There are theatrical, expressive elements communicated both through voice and through instruments alone on a (+++) AVIE disc focusing on Brazilian music, both as originally composed and in arrangements. Four pieces by Antônio Carlos Jobim and Cair da tarde by Heitor Villa-Lobos are heard here in voice-and-string-quartet arrangements by Clarice Assad, whose voice easily switches from the dramatic (Estrada do sol) to the breathy (Chovendo na roseira) as the Delgani String Quartet plays with strength, a fine sense of rhythm, plenty of dancelike swing when called for, and a welcome overall sensitivity to both the ethnic and pop-music-like elements of the material. The quartet’s gentle handling of Jobim’s Retrato em branco e preto and Villa-Lobos’ Cair da tarde (which features Assad both vocalizing and playing piano) is a strength of the disc. Less convincing is their handling of a piece by Assad herself: Glitch contains all the usual contemporary dissonance and instrumental gestures, plus an altogether too common stop-and-go approach to its material, but it has few points to make and no really distinctive way of making them.
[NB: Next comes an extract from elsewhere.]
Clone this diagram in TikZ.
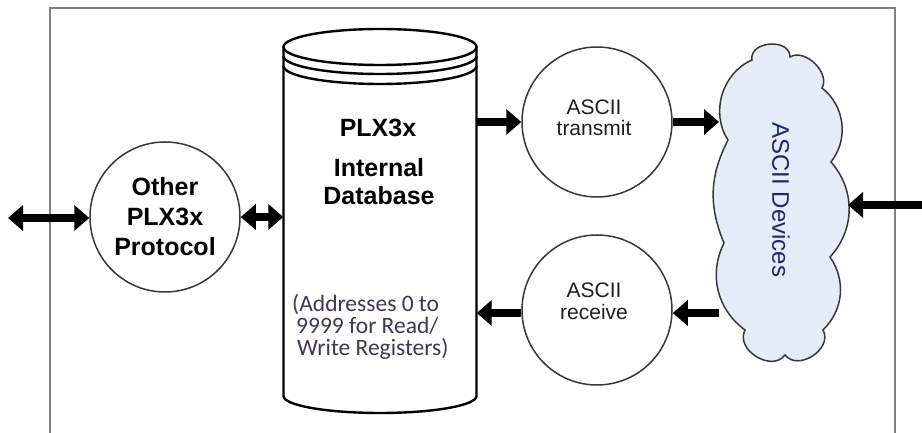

The longest work on the CD, Villa-Lobos’ String Quartet No. 6, does not quite fit with Glitch (which it follows on the recording) or, for that matter, with many of the other pieces heard here. Yet it is at once the most accessible and the most distinguished piece on the disc, using the differing string ranges with care, exploring multiple harmonies and rhythms to excellent effect, and interestingly contrasting specific techniques, such as a broad legato coupled with pizzicato in the second movement. This quartet dates to 1938 – it is the sixth of the composer’s 17 string quartets – and manages to combine an almost Haydnesque transparency and delicacy with deliberately introduced elements of Brazilian popular music. It stands out from the other pieces here for the sure way the composer incorporates nationalistic material into classical traditions while mixing in everything from atonality to a fugato section. The audience for this CD is a bit difficult to determine: the quartet takes up almost half the disc but is not really its focus, while the shorter works are something of a hodgepodge of styles and sounds whose connections with Brazil are apparent but not always germane. Still, aficionados of both Villa-Lobos and Jobim may enjoy hearing the comparisons and contrasts between them that are on display here.